It’s Sunday, about 1:30, and I’m leaving in a bit to catch the matruska down into the city to meet Natalya, the director of the Children’s Library, and her English speaking daughter to go on a tour of some museum. I have never spent any time around Natalya—she has been on vacation for the last month—so this should be interesting. Plus we haven’t really gotten to talk when I have seen her as she speaks no English and is in the group that is not really into trying to converse without the language. Some people want to try and talk with you and some don’t , or maybe they are just too shy or stressed or….whatever. Like me, many times.
Yesterday was an adventure. I went to the Rinok (what they call the bazaars here) in the morning—got bread, butter, cheese, eggplants, peppers (though discovered I left them there—probably when I was fumbling with the change), green beans, salat (lettuce), tomatoes, peaches. It’s a lot like going to the farmer markets at home, except there is a little stall for absolutely everything—clothing, shoes, toilet paper, dishes. I haven’t been able to find a stall that sells yoga mats, but I am still looking.
At home I did some laundry and then stopped into to chat with neighbors because Enver, one of the artists I work with, was there—he is good friends with Server, the dad of the household. While I was there Lenora from across the street came over and said to come with her, they were going to the sea! I said cechac (right now)? And she said yes, come. So off I went with the family—Neshet and Lenora, Sirdar and Sophia. I will put a picture of them on the blog and facebook. First we drove about an hour to an area of beaches with high sandy cliffs. (This is the Black Sea I am talking about for those of you who are geographically impaired). But the water looked murky—maybe due to the wave action, I don’t know. So they said they wanted to go somewhere else to where the water is cheesty (clean; clear). So we drove along to the coast to a tourist village and ended up at the pebble beach of a resort. It was beautiful—clear water, the perfect temperature. And no waves-maybe that area is more protected. We stayed there a couple of hours until the sun went behind the mountains. I loved the chance to swim—felt like I had died and gone to heaven. And maybe I will have to invest in a new suit—absolutely everyone here, no matter age or body type—wears bikinis and that could be fun! My suit was kind of embarrassing.
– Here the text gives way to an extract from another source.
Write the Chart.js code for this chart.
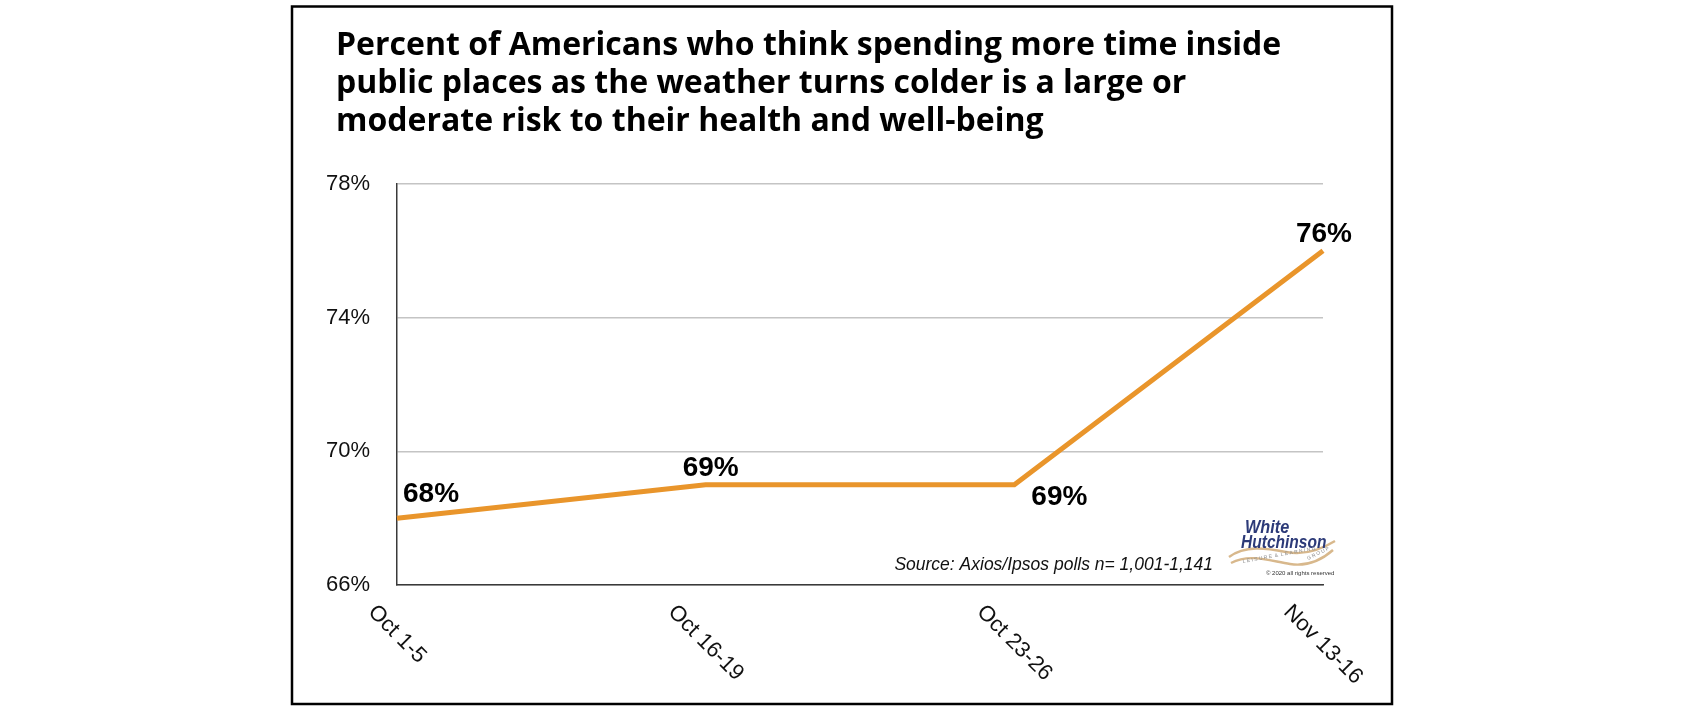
<!DOCTYPE html>
<html><head><meta charset="utf-8">
<script src="https://cdn.jsdelivr.net/npm/chart.js@4.4.0/dist/chart.umd.min.js"></script>
<style>html,body{margin:0;padding:0;background:#fff;overflow:hidden}#wrap{position:relative;width:1692px;height:715px}</style>
</head><body><div id="wrap"><canvas id="c" width="1692" height="715"></canvas></div>
<script>
// ---- data ----
const categories = ['Oct 1-5', 'Oct 16-19', 'Oct 23-26', 'Nov 13-16'];
const shareAtRisk = [68, 69, 69, 76];
const yTickValues = [66, 70, 74, 78];
const titleLines = [
  'Percent of Americans who think spending more time inside',
  'public places as the weather turns colder is a large or',
  'moderate risk to their health and well-being'
];
const sourceNote = 'Source: Axios/Ipsos polls n= 1,001-1,141';

// ---- label placement (style only) ----
const valueLabelPlacement = [
  { align: 'left',   dx: 6,  dy: -24 },
  { align: 'center', dx: 5,  dy: -16 },
  { align: 'center', dx: 45, dy: 13 },
  { align: 'center', dx: 1,  dy: -17 }
];

const decorPlugin = {
  id: 'decor',
  beforeDraw(chart) {
    const ctx = chart.ctx;
    ctx.save();
    ctx.fillStyle = '#ffffff';
    ctx.fillRect(0, 0, chart.width, chart.height);
    ctx.strokeStyle = '#000000';
    ctx.lineWidth = 2.5;
    ctx.strokeRect(292, 6.5, 1100, 697.5);
    // title
    ctx.fillStyle = '#000000';
    ctx.font = '700 32px "Open Sans"';
    ctx.textAlign = 'left';
    ctx.textBaseline = 'alphabetic';
    const baselines = [55, 93, 131];
    titleLines.forEach((t, i) => ctx.fillText(t, 336, baselines[i]));
    ctx.restore();
  },
  afterDatasetsDraw(chart) {
    const ctx = chart.ctx;
    const meta = chart.getDatasetMeta(0);
    ctx.save();
    ctx.fillStyle = '#000000';
    ctx.font = 'bold 28px "Liberation Sans"';
    ctx.textBaseline = 'middle';
    meta.data.forEach((pt, i) => {
      const p = valueLabelPlacement[i];
      ctx.textAlign = p.align;
      ctx.fillText(shareAtRisk[i] + '%', pt.x + p.dx, pt.y + p.dy);
    });
    ctx.restore();
  },
  afterDraw(chart) {
    const ctx = chart.ctx;
    const xs = chart.scales.x;
    ctx.save();
    // rotated category labels: bounding box centred on tick, top aligned below axis
    ctx.fillStyle = '#111111';
    const fs = 22;
    ctx.font = fs + 'px "Liberation Sans"';
    ctx.textAlign = 'center';
    ctx.textBaseline = 'middle';
    const k = Math.SQRT1_2;
    categories.forEach((c, i) => {
      const x = xs.getPixelForValue(i);
      const L = ctx.measureText(c).width;
      const H = (L + fs * 0.75) * k;
      ctx.save();
      ctx.translate(x, xs.bottom + 18 + H / 2);
      ctx.rotate(Math.PI / 4);
      ctx.fillText(c, 0, 0);
      ctx.restore();
    });
    // source
    ctx.font = 'italic 17.5px "Liberation Sans"';
    ctx.textAlign = 'right';
    ctx.textBaseline = 'alphabetic';
    ctx.fillStyle = '#111111';
    ctx.fillText(sourceNote, 1213, 570);
    // logo
    ctx.strokeStyle = '#d8b88c';
    ctx.lineWidth = 2.4;
    ctx.beginPath();
    ctx.moveTo(1229, 557);
    ctx.bezierCurveTo(1245, 545, 1266, 548, 1286, 552);
    ctx.bezierCurveTo(1306, 556, 1322, 549, 1335, 541);
    ctx.stroke();
    ctx.beginPath();
    ctx.moveTo(1231, 563);
    ctx.bezierCurveTo(1250, 553, 1270, 561, 1290, 564);
    ctx.bezierCurveTo(1310, 567, 1324, 558, 1333, 550);
    ctx.stroke();
    ctx.fillStyle = '#2c3a78';
    ctx.font = 'italic bold 18.5px "Liberation Sans"';
    ctx.textAlign = 'left';
    ctx.save(); ctx.translate(1245, 533); ctx.scale(0.88, 1); ctx.fillText('White', 0, 0); ctx.restore();
    ctx.save(); ctx.translate(1241, 548); ctx.scale(0.84, 1); ctx.fillText('Hutchinson', 0, 0); ctx.restore();
    ctx.fillStyle = '#8a8a8a';
    ctx.font = '5px "Liberation Sans"';
    ctx.save(); ctx.translate(1243, 563); ctx.rotate(-0.18); ctx.fillText('L E I S U R E  &  L E A R N I N G', 0, 0); ctx.restore();
    ctx.save(); ctx.translate(1308, 560); ctx.rotate(-0.45); ctx.fillText('G R O U P', 0, 0); ctx.restore();
    ctx.fillStyle = '#333333';
    ctx.font = '6px "Liberation Sans"';
    ctx.fillText('\u00a9 2020 all rights reserved', 1266, 575);
    ctx.restore();
  }
};

new Chart(document.getElementById('c'), {
  type: 'line',
  data: {
    labels: categories,
    datasets: [{
      data: shareAtRisk,
      borderColor: '#e9952b',
      borderWidth: 5,
      borderJoinStyle: 'miter',
      pointRadius: 0,
      pointHoverRadius: 0,
      tension: 0,
      fill: false
    }]
  },
  options: {
    responsive: false,
    animation: false,
    events: [],
    layout: { padding: { left: 300, right: 369, top: 184, bottom: 130 } },
    plugins: { legend: { display: false }, title: { display: false }, tooltip: { enabled: false } },
    scales: {
      x: {
        type: 'category',
        offset: false,
        grid: { display: false, drawTicks: false },
        border: { display: true, color: '#3a3a3a', width: 1.5 },
        ticks: { display: false }
      },
      y: {
        min: 66,
        max: 78,
        afterBuildTicks: s => { s.ticks = yTickValues.map(v => ({ value: v })); },
        afterFit: s => { s.width = 97; },
        grid: { color: '#c4c4c4', lineWidth: 1.5, drawTicks: false },
        border: { display: true, color: '#3a3a3a', width: 1.5 },
        ticks: {
          padding: 27,
          color: '#111111',
          font: { family: '"Liberation Sans"', size: 22 },
          callback: v => v + '%'
        }
      }
    }
  },
  plugins: [decorPlugin]
});
</script>
</body></html>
So after swimming I thought we would head home, but we stopped at a couple of other villages and ended up at a palace built in the early 1800’s on an incredible site between the mountains and the sea. Strolled around there until dark and then headed home—didn’t get back until 10:30. A wonderful day, but unfortunately when I returned, I found out Nadzhye had been trying to call me—she tried 12 times!—to make arrangements for the museum visit today. I felt really bad—I didn’t take my cell phone because I thought we were just going to the beach and would be back in the evening. Ah well, a lesson learned. And of course, all of this is impossible to explain in my limited Russian. Hopefully, no one is majorly upset with me. I don’t think so. I’ll try to apologize again to Nadzye tomorrow when I see her, but even that is hard to do in Russian!
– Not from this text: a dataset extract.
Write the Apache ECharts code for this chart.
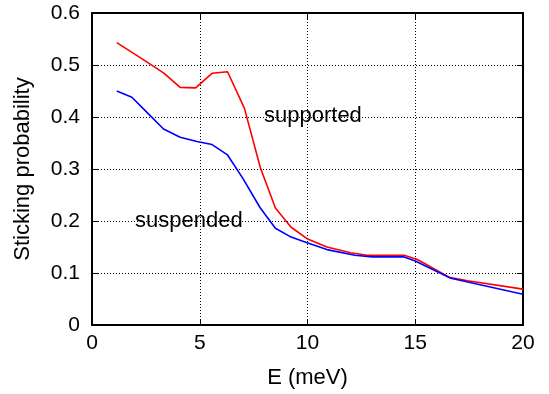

But, oh my gosh, is Crimea beautiful. Sort of think Yosemite combined with the ocean. Steep mountainsides cascading down through forests to villages on the sea. I took pictures, of course, but they really don’t do it justice. I so look forward to exploring this beautiful land for the next couple of years. There is suppose to be really great hiking, but no topos available, so I’m hoping to find someone who knows the way. I’m sure it will happen—people are so generous and proud of their land.
Evening now, just got back from my museum visit which turned into a barbecue at the director’s home. I met her daughter in town—Kseniya (another name I’m going to have a hard time remembering), and we went to the “ethnographic” museum in town which was a few rooms of displays of the different peoples who have inhabited Crimea. It was pretty interesting, but what was really interesting was I got the Russian version of Crimea Tatar history here which is quite different from the history I have been reading. And almost exactly as described in the book, the museum person talked about how the Russians annexing Crimea in the late 1700’s brought culture to an uneducated and backwards people, totally ignoring the rich and learned culture of the Crimean Tatar people.
So, after about an hour in the museum, we went to the director’s home. I never went inside—we sat out in her garden along with her other 15 year-old daughter and had a nice dinner of the Crimean version of shisk kabobs. I know if as you read this you have the image I have of dinner in someone’s backyard, but it is so not that. The houses are very old, very shabby looking from the outside at least, very very un-American looking, at least the America I know. But it was so pleasant eating outside, despite the rain that started. We just continued on, sitting under umbrellas. And next weekend they invited me to go to a beach with them. We’ll take a bus, which is great because then I will know how to get there on my own. Plus they use to live on the coast and know all the wonderful beaches, or so I assume. Kseniya said she couldn’t imagine not living near the Black Sea and feels unsettled by now living two hours away.